The festive season, often painted as a time of unbridled joy, can present a uniquely difficult challenge for those navigating the loss of a loved one. The pressure to be merry can feel overwhelming, turning simple preparations into emotionally exhausting tasks.
Practical strategies for a gentler festive season
To offer support, we spoke with Sharon Jenkins, a bereavement counsellor at the charity Marie Curie. She provides actionable advice for honouring your feelings while finding a way through the Christmas period.
Jenkins emphasises the importance of flexibility. "Whatever your plan is for how you're going to do Christmas, have a plan B because you don't know how you're going to feel on the day," she advises. This could mean having an alternative to a big family dinner or opting for online shopping if facing festive supermarket displays feels too painful.
Honouring emotions and adapting traditions
A key piece of guidance is to avoid suppressing feelings. Jenkins uses a powerful analogy: holding in emotions is like shaking a bottle of fizzy drink, leading to an eventual explosion. Instead, she recommends allowing moments to talk or cry, letting pressure out gradually.
It is also perfectly acceptable to reassess festive customs. "Think about what special traditions you want to take forward, but also about what new traditions you might want to make," suggests Jenkins. The goal is to keep elements that bring comfort and good memories while possibly introducing new, more manageable rituals that still honour the person who has died.
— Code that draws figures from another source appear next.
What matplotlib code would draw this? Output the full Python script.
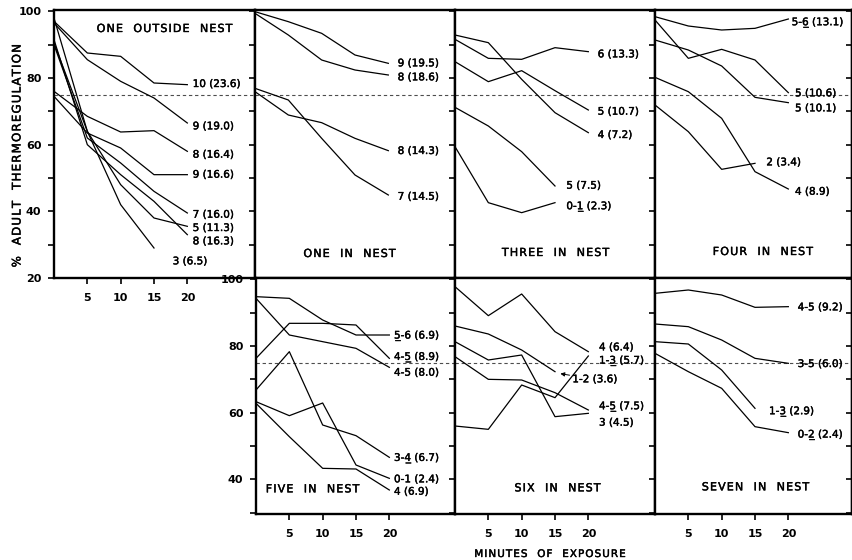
import matplotlib
matplotlib.use('Agg')
import matplotlib.pyplot as plt
import matplotlib.patheffects as pe
from matplotlib.ticker import MultipleLocator, FixedLocator

# figure geometry (pixels of the 853 x 560 image)
W, H = 853, 560
PX_MIN = 200 / 30.      # px per minute

U = '\u0332'            # combining underline

# heavier strokes, like the ink lettering of the original
ink = [pe.withStroke(linewidth=0.3, foreground='black')]


def spaced(s):
    # old lettering-guide look: a little air between the letters
    return '\u200a'.join(s)


t5 = [0, 5, 10, 15, 20]
t4 = [0, 5, 10, 15]

# ---------------- data ----------------
# ONE OUTSIDE NEST
outside_names = ['10 (23.6)', '9 (19.0)', '8 (16.4)', '9 (16.6)',
                 '7 (16.0)', '5 (11.3)', '8 (16.3)', '3 (6.5)']
outside_vals = [[97, 87.5, 86.5, 78.5, 78],
                [96.5, 85.5, 79, 74, 66.5],
                [76, 68.5, 63.8, 64.2, 58],
                [74.5, 63.5, 59, 51, 51],
                [90, 62, 54.5, 46, 39.5],
                [98, 64, 48, 38, 35.5],
                [91.5, 60, 51, 43, 33],
                [90.5, 64, 42, 29]]

# ONE IN NEST
one_names = ['9 (19.5)', '8 (18.6)', '8 (14.3)', '7 (14.5)']
one_vals = [[99.9, 96.9, 93.4, 86.9, 84.4],
            [99.4, 92.9, 85.4, 82.4, 80.9],
            [75.9, 68.9, 66.6, 61.9, 58.2],
            [76.9, 73.4, 61.9, 50.9, 44.9]]

# THREE IN NEST
three_names = ['6 (13.3)', '5 (10.7)', '4 (7.2)', '5 (7.5)', '0-1' + U + ' (2.3)']
three_vals = [[91.6, 85.9, 85.6, 89.1, 87.9],
              [84.9, 78.9, 82.2, 76.2, 70.4],
              [92.9, 90.6, 79.6, 69.6, 63.6],
              [71.2, 65.6, 57.9, 47.6],
              [59.4, 42.6, 39.6, 42.6]]

# FOUR IN NEST
four_names = ['5-6' + U + ' (13.1)', '5 (10.6)', '5 (10.1)', '2 (3.4)', '4 (8.9)']
four_vals = [[98.4, 95.6, 94.4, 94.9, 97.7],
             [97.4, 85.9, 88.6, 85.4, 75.6],
             [91.4, 88.4, 83.6, 74.2, 72.6],
             [71.9, 63.9, 52.6, 54.4],
             [80.2, 75.9, 67.9, 51.9, 46.7]]

# FIVE IN NEST
five_names = ['5' + U + '-6 (6.9)', '4-5' + U + ' (8.9)', '4-5 (8.0)',
              '3-4' + U + ' (6.7)', '0-1 (2.4)', '4 (6.9)']
five_vals = [[94.8, 94.3, 87.8, 83.3, 83.3],
             [76.3, 86.8, 86.8, 86.3, 76.3],
             [94.3, 83.3, 81.3, 79.3, 73.6],
             [66.8, 78.3, 56.3, 53.1, 46.6],
             [63.3, 59.1, 62.9, 44.3, 40.3],
             [62.8, 52.8, 43.3, 43.1, 36.8]]

# SIX IN NEST
six_names = ['4 (6.4)', '1-3' + U + ' (5.7)', '1-2 (3.6)', '4-5' + U + ' (7.5)', '3 (4.5)']
six_vals = [[97.8, 89.1, 95.6, 84.3, 78.3],
            [56.0, 55.0, 68.3, 64.5, 77.0],
            [86.0, 83.6, 78.8, 72.3],
            [76.8, 70.0, 69.8, 66.0, 60.8],
            [81.3, 75.8, 77.3, 58.8, 59.8]]

# SEVEN IN NEST
seven_names = ['4-5 (9.2)', '3-5 (6.0)', '1-3' + U + ' (2.9)', '0-2' + U + ' (2.4)']
seven_vals = [[95.8, 96.8, 95.3, 91.6, 91.8],
              [86.6, 85.8, 81.8, 76.3, 74.8],
              [81.3, 80.6, 72.8, 61.3],
              [77.8, 72.3, 67.3, 55.8, 54.0]]

# label anchor (minute, value) for each line
outside_lab = [(20.8, 78.2), (20.8, 65.5), (20.8, 57), (20.8, 51), (20.8, 39),
               (20.8, 35), (20.8, 31), (17.8, 25)]
one_lab = [(21.4, 84.4), (21.4, 80.2), (21.4, 58.1), (21.4, 44.4)]
three_lab = [(21.4, 87.1), (21.4, 69.9), (21.4, 62.9), (16.7, 47.7), (16.7, 41.4)]
four_lab = [(20.5, 96.6), (21.0, 75.4), (21.0, 70.9), (16.7, 54.7), (21.0, 45.9)]
five_lab = [(20.7, 83), (20.7, 76.6), (20.7, 72), (20.7, 46.3), (20.7, 40), (20.7, 36.3)]
six_lab = [(21.6, 79.6), (21.6, 75.5), (17.6, 70), (21.6, 61.8), (21.6, 57)]
seven_lab = [(21.4, 91.6), (21.4, 74.6), (17.1, 60.3), (21.4, 53.3)]

# panel boxes in image pixels: x0, x1, y_top, y_bottom
TOP = (10, 278)
BOT = (278, 514)
panels = [
    ('ONE  OUTSIDE  NEST', (54, 255), TOP, (20, 100.4), outside_names, outside_vals, outside_lab, (16.6, 94.7)),
    ('ONE  IN  NEST', (255, 455), TOP, (20, 100.4), one_names, one_vals, one_lab, (14.2, 27.2)),
    ('THREE  IN  NEST', (455, 655), TOP, (20, 100.4), three_names, three_vals, three_lab, (15.1, 27.5)),
    ('FOUR  IN  NEST', (655, 852), TOP, (20, 100.4), four_names, four_vals, four_lab, (16.2, 27.8)),
    ('FIVE  IN  NEST', (256, 455), BOT, (29.6, 100.4), five_names, five_vals, five_lab, (8.5, 37.0)),
    ('SIX  IN  NEST', (455, 655), BOT, (29.6, 100.4), six_names, six_vals, six_lab, (15.4, 37.3)),
    ('SEVEN  IN  NEST', (655, 852), BOT, (29.6, 100.4), seven_names, seven_vals, seven_lab, (15.1, 37.6)),
]

fs_lab = 7.5
fs_tick = 8

fig = plt.figure(figsize=(W / 100, H / 100), dpi=100)

for k, (title, (x0, x1), (yt, yb), ylim, names, vals, labs, tpos) in enumerate(panels):
    ax = fig.add_axes([x0 / W, 1 - yb / H, (x1 - x0) / W, (yb - yt) / H])
    ax.set_xlim(0, (x1 - x0) / PX_MIN)
    ax.set_ylim(*ylim)
    for s in ax.spines.values():
        s.set_linewidth(1.7)

    ax.axhline(75, color='0.3', lw=0.8, ls=(0, (3, 2.5)), zorder=1)

    for name, v, (lx, ly) in zip(names, vals, labs):
        t = t5 if len(v) == 5 else t4
        ax.plot(t, v, color='black', lw=0.9, zorder=2)
        if name.startswith('1-2'):
            ax.annotate(name, xy=(t[-1] + 0.8, v[-1] - 0.6), xytext=(lx, ly),
                        fontsize=fs_lab, va='center', ha='left', path_effects=ink,
                        arrowprops=dict(arrowstyle='-|>', lw=0.7, color='black',
                                        mutation_scale=6, shrinkA=0, shrinkB=0))
        else:
            ax.text(lx, ly, name, fontsize=fs_lab, va='center', ha='left',
                    path_effects=ink)

    ax.text(tpos[0], tpos[1], spaced(title), fontsize=fs_lab + 0.5,
            ha='center', va='center', path_effects=ink)

    # ticks
    ax.xaxis.set_major_locator(FixedLocator([5, 10, 15, 20]))
    ax.yaxis.set_major_locator(MultipleLocator(10))
    ax.tick_params(axis='x', direction='out', length=4, width=1.2,
                   labelsize=fs_tick, pad=7)
    ax.tick_params(axis='y', direction='out', length=4, width=1.2,
                   labelsize=fs_tick, pad=5)
    for lb in ax.get_xticklabels() + ax.get_yticklabels():
        lb.set_fontweight('bold')

    if k in (0, 4):
        ax.yaxis.set_major_formatter(plt.FuncFormatter(lambda v, p: '%d' % v if v % 20 == 0 else ''))
    else:
        ax.tick_params(axis='y', labelleft=False)
    if k in (1, 2, 3):
        ax.tick_params(axis='x', labelbottom=False)

    if k in (3, 6):
        ax2 = ax.secondary_yaxis('right')
        ax2.yaxis.set_major_locator(MultipleLocator(10))
        ax2.tick_params(direction='in', length=4, width=1.2, labelright=False)
        ax2.spines['right'].set_linewidth(1.7)

fig.text(17 / W, 1 - 157 / H, spaced('%  ADULT  THERMOREGULATION'), rotation=90,
         fontsize=8.5, ha='center', va='center', path_effects=ink)
fig.text(549 / W, 1 - 554 / H, spaced('MINUTES  OF  EXPOSURE'), fontsize=7.5,
         ha='center', va='center', path_effects=ink)

fig.savefig('out.png', dpi=100)
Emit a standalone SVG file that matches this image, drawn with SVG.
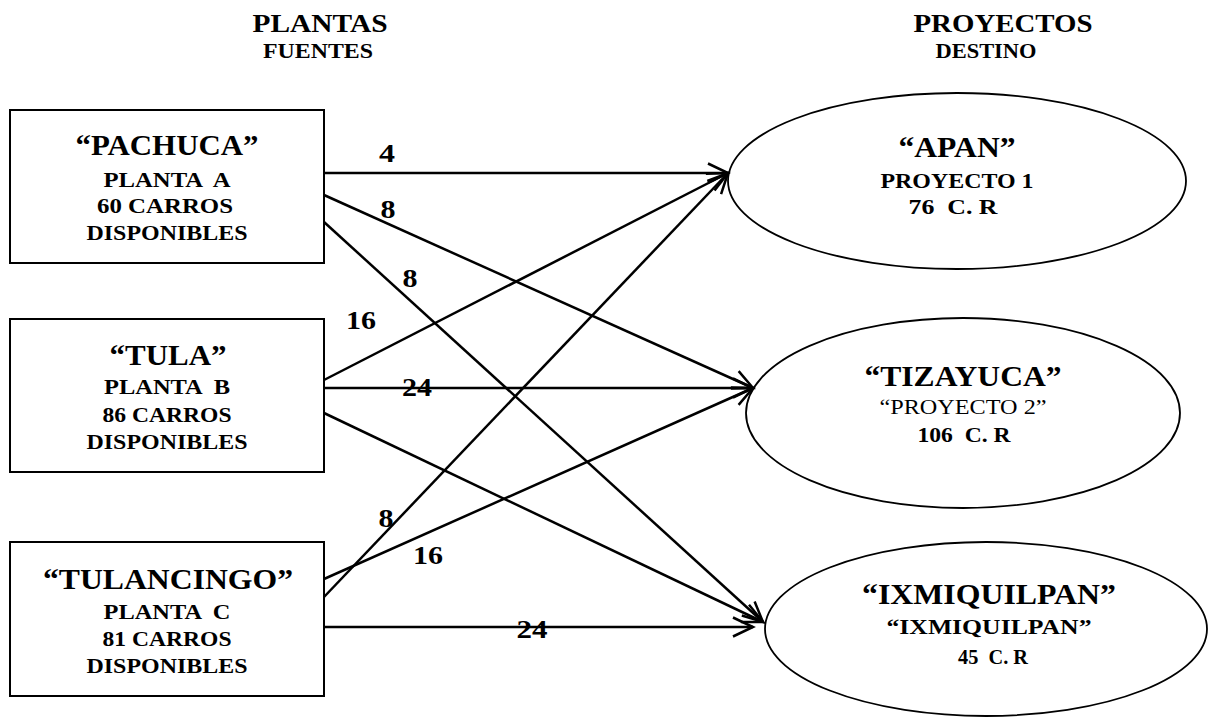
<svg xmlns="http://www.w3.org/2000/svg" width="1209" height="722" viewBox="0 0 1209 722">
<style>
text{font-family:"Liberation Serif","Times New Roman",serif;font-weight:bold;fill:#000;text-anchor:middle;white-space:pre}
.hd{font-size:26px}
.sh{font-size:22px}
.tt{font-size:30px}
.st{font-size:21px}
.nm{font-size:21px;font-weight:normal}
.lb{font-size:25px}
.box{fill:#fff;stroke:#000;stroke-width:2}
.ell{fill:#fff;stroke:#000;stroke-width:1.8}
.cn{stroke:#000;stroke-width:2.5;fill:none;marker-end:url(#arr)}
</style>
<defs>
<marker id="arr" markerUnits="userSpaceOnUse" markerWidth="24" markerHeight="24" refX="21" refY="11" orient="auto" viewBox="0 0 24 22">
<path d="M1,1.5 L21,11 L1,20.5" fill="none" stroke="#000" stroke-width="2.5"/>
</marker>
</defs>
<rect width="1209" height="722" fill="#fff"/>

<g id="headers">
<text class="hd" x="320" y="32" textLength="135" lengthAdjust="spacingAndGlyphs">PLANTAS</text>
<text class="sh" x="318" y="58" textLength="110" lengthAdjust="spacingAndGlyphs">FUENTES</text>
<text class="hd" x="1003" y="32" textLength="179" lengthAdjust="spacingAndGlyphs">PROYECTOS</text>
<text class="sh" x="986" y="58" textLength="101" lengthAdjust="spacingAndGlyphs">DESTINO</text>
</g>

<g id="node-apan">
<ellipse class="ell" cx="957" cy="181" rx="229" ry="88"/>
<text class="tt" x="957" y="157" textLength="117" lengthAdjust="spacingAndGlyphs">“APAN”</text>
<text class="st" x="957" y="188" textLength="153" lengthAdjust="spacingAndGlyphs">PROYECTO 1</text>
<text class="st" x="953" y="214" textLength="89" lengthAdjust="spacingAndGlyphs">76  C. R</text>
</g>

<g id="node-tizayuca">
<ellipse class="ell" cx="963" cy="413" rx="217" ry="95"/>
<text class="tt" x="963" y="386" textLength="197" lengthAdjust="spacingAndGlyphs">“TIZAYUCA”</text>
<text class="nm" x="963" y="414" textLength="167" lengthAdjust="spacingAndGlyphs">“PROYECTO 2”</text>
<text class="st" x="964" y="442" textLength="93" lengthAdjust="spacingAndGlyphs">106  C. R</text>
</g>

<g id="node-ixmiquilpan">
<ellipse class="ell" cx="986" cy="629" rx="221" ry="87"/>
<text class="tt" x="989" y="604" textLength="254" lengthAdjust="spacingAndGlyphs">“IXMIQUILPAN”</text>
<text class="st" x="989" y="634" textLength="205" lengthAdjust="spacingAndGlyphs">“IXMIQUILPAN”</text>
<text class="st" x="993" y="664" textLength="70" lengthAdjust="spacingAndGlyphs">45  C. R</text>
</g>

<g id="connectors">
<line class="cn" x1="324" y1="173" x2="728" y2="173"/>
<line class="cn" x1="324" y1="195" x2="753" y2="388"/>
<line class="cn" x1="324" y1="222" x2="763" y2="622"/>
<line class="cn" x1="324" y1="380" x2="728" y2="173"/>
<line class="cn" x1="324" y1="388" x2="753" y2="388"/>
<line class="cn" x1="324" y1="413" x2="763" y2="622"/>
<line class="cn" x1="324" y1="579" x2="753" y2="388"/>
<line class="cn" x1="324" y1="597" x2="728" y2="173"/>
<line class="cn" x1="324" y1="627" x2="753" y2="627"/>
</g>

<g id="node-pachuca">
<rect class="box" x="10" y="110" width="314" height="153"/>
<text class="tt" x="167" y="155" textLength="183" lengthAdjust="spacingAndGlyphs">“PACHUCA”</text>
<text class="st" x="167" y="187" textLength="127" lengthAdjust="spacingAndGlyphs">PLANTA  A</text>
<text class="st" x="165" y="213" textLength="136" lengthAdjust="spacingAndGlyphs">60 CARROS</text>
<text class="st" x="167" y="240" textLength="161" lengthAdjust="spacingAndGlyphs">DISPONIBLES</text>
</g>

<g id="node-tula">
<rect class="box" x="10" y="319" width="314" height="153"/>
<text class="tt" x="168" y="365" textLength="117" lengthAdjust="spacingAndGlyphs">“TULA”</text>
<text class="st" x="167" y="394" textLength="126" lengthAdjust="spacingAndGlyphs">PLANTA  B</text>
<text class="st" x="167" y="422" textLength="129" lengthAdjust="spacingAndGlyphs">86 CARROS</text>
<text class="st" x="167" y="449" textLength="161" lengthAdjust="spacingAndGlyphs">DISPONIBLES</text>
</g>

<g id="node-tulancingo">
<rect class="box" x="10" y="542" width="314" height="154"/>
<text class="tt" x="168" y="589" textLength="250" lengthAdjust="spacingAndGlyphs">“TULANCINGO”</text>
<text class="st" x="167" y="619" textLength="127" lengthAdjust="spacingAndGlyphs">PLANTA  C</text>
<text class="st" x="167" y="646" textLength="129" lengthAdjust="spacingAndGlyphs">81 CARROS</text>
<text class="st" x="167" y="673" textLength="161" lengthAdjust="spacingAndGlyphs">DISPONIBLES</text>
</g>

<g id="labels">
<text class="lb" x="387" y="162" textLength="16" lengthAdjust="spacingAndGlyphs">4</text>
<text class="lb" x="388" y="218" textLength="15" lengthAdjust="spacingAndGlyphs">8</text>
<text class="lb" x="410" y="287" textLength="15" lengthAdjust="spacingAndGlyphs">8</text>
<text class="lb" x="361" y="329" textLength="30" lengthAdjust="spacingAndGlyphs">16</text>
<text class="lb" x="417" y="396" textLength="30" lengthAdjust="spacingAndGlyphs">24</text>
<text class="lb" x="386" y="527" textLength="15" lengthAdjust="spacingAndGlyphs">8</text>
<text class="lb" x="428" y="564" textLength="30" lengthAdjust="spacingAndGlyphs">16</text>
<text class="lb" x="532" y="638" textLength="31" lengthAdjust="spacingAndGlyphs">24</text>
</g>
</svg>
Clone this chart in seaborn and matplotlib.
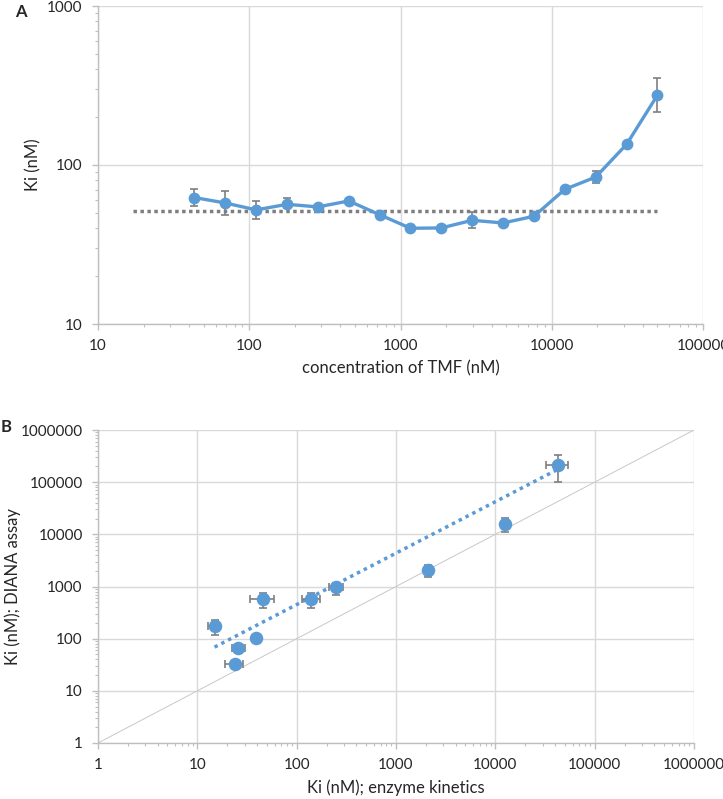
import matplotlib
matplotlib.use("Agg")
import matplotlib.pyplot as plt
import matplotlib.ticker as mticker
import numpy as np
import pandas as pd
import seaborn as sns

# panel A: Ki vs TMF concentration
tmf_conc = [43.4, 69.4, 111, 178, 284, 455, 728, 1164, 1863, 2980, 4768, 7629, 12207, 19531, 31250, 50000]
ki_a = [62.4, 57.7, 52.2, 56.6, 54.5, 59.4, 48.7, 40.0, 40.2, 44.9, 43.2, 47.6, 70.3, 84.0, 134.9, 275]
ki_a_err_lo = [7.5, 9.2, 6.2, 3.0, 1, 1, 1, 1, 1, 5.0, 1, 1, 1, 6.6, 1, 61]
ki_a_err_hi = [8.2, 11.3, 6.9, 5.1, 1, 1, 1, 1, 1, 6.0, 1, 1, 1, 7.7, 1, 76]
ki_ref = 51.6
ref_range = [17, 50000]

# panel B: DIANA vs enzyme kinetics
ki_enzyme = [14.9, 45.8, 25.7, 23.9, 39, 139, 250, 2100, 12650, 42800]
ki_diana = [173, 570, 67, 32, 104.5, 570, 970, 2060, 16030, 212000]
enz_err_lo = [2, 11.8, 3.5, 4.8, 0, 26.5, 39, 100, 600, 10100]
enz_err_hi = [2, 12.8, 4.5, 4.7, 0, 31.6, 44, 100, 600, 11300]
diana_err_lo = [57, 187, 5, 5, 0, 183, 270, 530, 5130, 113400]
diana_err_hi = [52, 197, 5, 5, 0, 184, 200, 510, 4470, 114000]
trend_coef = 4.8
trend_exp = 0.986

blue = "#5b9bd5"
errc = "#7f7f7f"
gridc = "#d9d9d9"

sns.set_style("white")
plt.rcParams['font.family'] = ['Lato', 'DejaVu Sans']

fig = plt.figure(figsize=(7.23, 7.99), dpi=100)
W, H = 723, 799
axA = fig.add_axes([98 / W, 1 - 324 / H, (703 - 98) / W, (324 - 6) / H])
axB = fig.add_axes([98 / W, 1 - 743 / H, (694 - 98) / W, (743 - 430) / H])


def style_axis(ax, xlim, ylim):
    ax.set_xscale("log")
    ax.set_yscale("log")
    ax.set_xlim(*xlim)
    ax.set_ylim(*ylim)
    fmt = mticker.FuncFormatter(lambda v, _: f"{v:.0f}")
    ax.xaxis.set_major_formatter(fmt)
    ax.yaxis.set_major_formatter(fmt)
    ax.xaxis.set_major_locator(mticker.LogLocator(base=10, numticks=20))
    ax.yaxis.set_major_locator(mticker.LogLocator(base=10, numticks=20))
    ax.xaxis.set_minor_locator(mticker.LogLocator(base=10, subs=np.arange(2, 10), numticks=20))
    ax.yaxis.set_minor_locator(mticker.LogLocator(base=10, subs=np.arange(2, 10), numticks=20))
    ax.xaxis.set_minor_formatter(mticker.NullFormatter())
    ax.yaxis.set_minor_formatter(mticker.NullFormatter())
    ax.grid(True, which="major", color=gridc, linewidth=1)
    ax.set_axisbelow(True)
    for s in ["top", "right"]:
        ax.spines[s].set_visible(False)
    for s in ["left", "bottom"]:
        ax.spines[s].set_color("#bfbfbf")
        ax.spines[s].set_linewidth(1)
    ax.tick_params(which="major", length=4, width=1, color="#bfbfbf", labelsize=11,
                   labelcolor="#262626", pad=7, bottom=True, left=True)
    ax.tick_params(which="minor", length=2.5, width=0.8, color="#bfbfbf", bottom=True, left=True)


# ---- panel A ----
style_axis(axA, (10, 100000), (10, 1000))
axA.plot(ref_range, [ki_ref, ki_ref], color=errc, linestyle=(0, (1, 1)), linewidth=2.5, zorder=2)
axA.errorbar(tmf_conc, ki_a, yerr=[ki_a_err_lo, ki_a_err_hi], fmt="none",
             ecolor=errc, elinewidth=1.2, capsize=3, capthick=1.2, zorder=3)
dfA = pd.DataFrame({"conc": tmf_conc, "ki": ki_a})
sns.lineplot(data=dfA, x="conc", y="ki", ax=axA, color=blue, linewidth=2.4,
             marker="o", markersize=8.5, markeredgewidth=0, zorder=4)
axA.set_xlabel("concentration of TMF (nM)", fontsize=12, color="#262626", labelpad=5)
axA.set_ylabel("Ki (nM)", fontsize=12, color="#262626")
axA.yaxis.set_label_coords(-0.094, 0.5)
fig.text(15 / W, 1 - 12 / H, "A", fontsize=12, fontweight="bold", va="center", ha="left")

# ---- panel B ----
style_axis(axB, (1, 1000000), (1, 1000000))
axB.plot([1, 1000000], [1, 1000000], color="#c8c8c8", linewidth=0.7, zorder=2)
trend_x = np.logspace(np.log10(min(ki_enzyme)), np.log10(max(ki_enzyme)), 50)
axB.plot(trend_x, trend_coef * trend_x ** trend_exp, color=blue,
         linestyle=(0, (1, 1.2)), linewidth=2.5, zorder=3)
axB.errorbar(ki_enzyme, ki_diana, xerr=[enz_err_lo, enz_err_hi], yerr=[diana_err_lo, diana_err_hi],
             fmt="none", ecolor=errc, elinewidth=1.2, capsize=3, capthick=1.2, zorder=4)
dfB = pd.DataFrame({"enz": ki_enzyme, "diana": ki_diana})
sns.scatterplot(data=dfB, x="enz", y="diana", ax=axB, color=blue, s=95,
                linewidth=0, zorder=5)
axB.set_xlabel("Ki (nM); enzyme kinetics", fontsize=12, color="#262626", labelpad=5)
axB.set_ylabel("Ki (nM); DIANA assay", fontsize=12, color="#262626")
axB.yaxis.set_label_coords(-0.129, 0.5)
fig.text(1 / W, 1 - 427 / H, "B", fontsize=12, fontweight="bold", va="center", ha="left")

fig.savefig("out.png", dpi=100)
The importance of self-care and professional support
Amid the festive rush, scheduling personal time is crucial. Jenkins points to Marie Curie's self-care guidance, which encourages taking just a few minutes to enjoy a cup of tea or listen to a favourite song. "Remember that you can't pour from an empty cup," she warns, highlighting that self-care is not selfish but necessary.
She also advises being mindful of alcohol consumption, as it can worsen low moods and interact poorly with medications like antidepressants. Furthermore, Jenkins notes that sometimes speaking to a professional can be easier than talking to family or friends. "At Marie Curie, we have a support line and a counselling service that are available for anyone who needs it," she explains.
The charity's free Support Line (0800 090 2309) remains open throughout the Christmas period, offering a listening ear to anyone affected by dying, death, or bereavement.